Brigitte Weber En görkemli sanat ve mimarlık festivallerinden biri olan ve dahilinde film festivalini de barındıran Venedik Bienal'ini, tekil bir algılama yerine bütüncül olarak değerlendirmeliyiz. Bienal bize bir süreç gösteriyor, mimarlık dahil diğer tüm disiplinleri bu süreç içinde ele alırsak hangi yöne gittiklerini ve toplumdaki değerlerini açıkça görebiliriz.

Enis Öncüoğlu
Kişisel olarak katılan Can Çinici ve Emre Arolat sergileri başarılı idi. Şili pavyonunda zeminde tuz üzerinde yürümek veya Kıbrıs pavyonunda da plaj kumu üzerindeki şezlonglarda video seyretmek hep bu mekan algısı ile ilgili yapılan çalışmalardı. Rus pavyonu çok etkileyici idi. Yine Amerika pavyonu kentsel problemlere bulduğu yaratıcı çözüm örneklemeleri ile eğitici idi. Bunun yanında Japon ya ve İskandinav ülkeleri pavyonları da başarılı idi.
Hasan Çalışlar
Bu bienalden aklımda kalacak olanlar arasında Wim Wenders in Peter Zumthor için çektiği film, Eisanmann ın Michel Hoellbecq in kitabı ve Piranese nin planları üzerinden yaptığı çalışmalar, OMA’nın muazzam bir araştırmaya dayalı kamu kuruluşlarının mimarisi ve mimarları hakkındaki sergisi ve Rusya’nın dijital çılgınlığa çok güzel ev sahipliği yaptığı Sergei Tchoban ın çalışması olacak.
Hüseyin Bütüner
Benim için Global sorunlardan bağımsız olarak geliştirilen ve sadece mimarlık ve mekan üzerine yoğunlaşılan yaklaşımlar daha ilgi çekiciydi. Bu yaklaşımda dünya mimarlık ortamının ‘yıldız mimarları’ nın sergilerindense ülkeler adına yapılmış çoklu çalışmalar, sergilemeler, sunumlar daha etkileyici idi.
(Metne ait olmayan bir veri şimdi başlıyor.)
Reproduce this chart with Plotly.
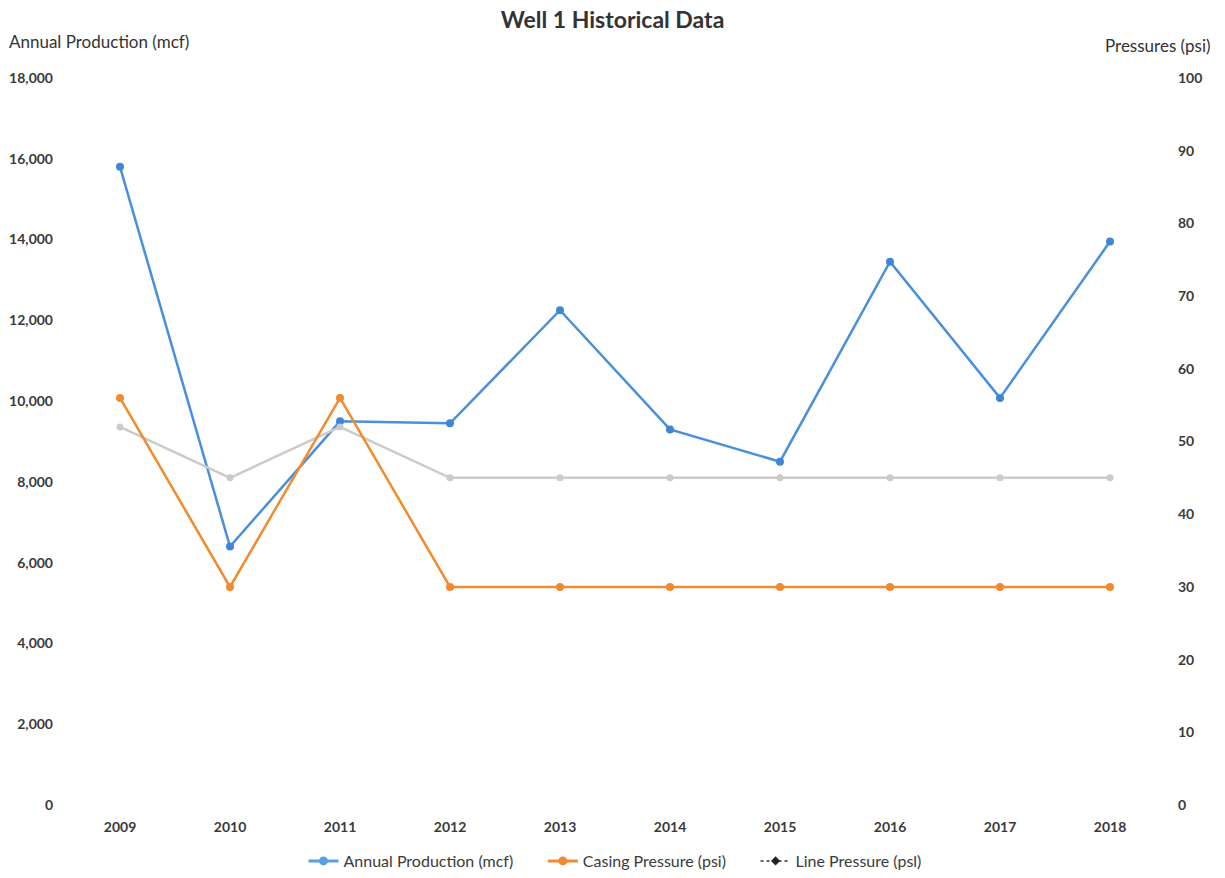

Mesela Uruguay ve Macaristan pavyonlarında çok samimi bir yaklaşım öne çıkıyordu.

Kurtul Erkmen
Rusya Pavyonu ve Norman Foster düzenlemesi bu anlayışın iyi örnekleri. Aynı mantığın izini tam ters bir duruşla – neredeyse hiç birşey yapmadan – süren Brezilya Pavyonu’da ilgimi çeken örneklerden.
Nevzat Sayın
Grafton Architects-Paulo Mendes De Rocha, Eisenman Architects,40000 Hours, Dialogue İn Details,The İnvisible Architect, Novartis Campus, Farshid Moussavi/Architecture And Affects, Herzog&De Meuron, Zaha Hadid Architects, Valerio Olgiati, Sanaa,Rafael Moneo/The Architect Of The City ve Rusya sunuşları ile Wim Wenders’in Peter Zumthor filmi özellikle çok iyiydi. Daha ne olsun? İki şey olabilir:1.biz de bir gün Venedik Mimarlık Bienali’nde yer alırız, 2.bir başka gün İstanbul Mimarlık Bienali de olur.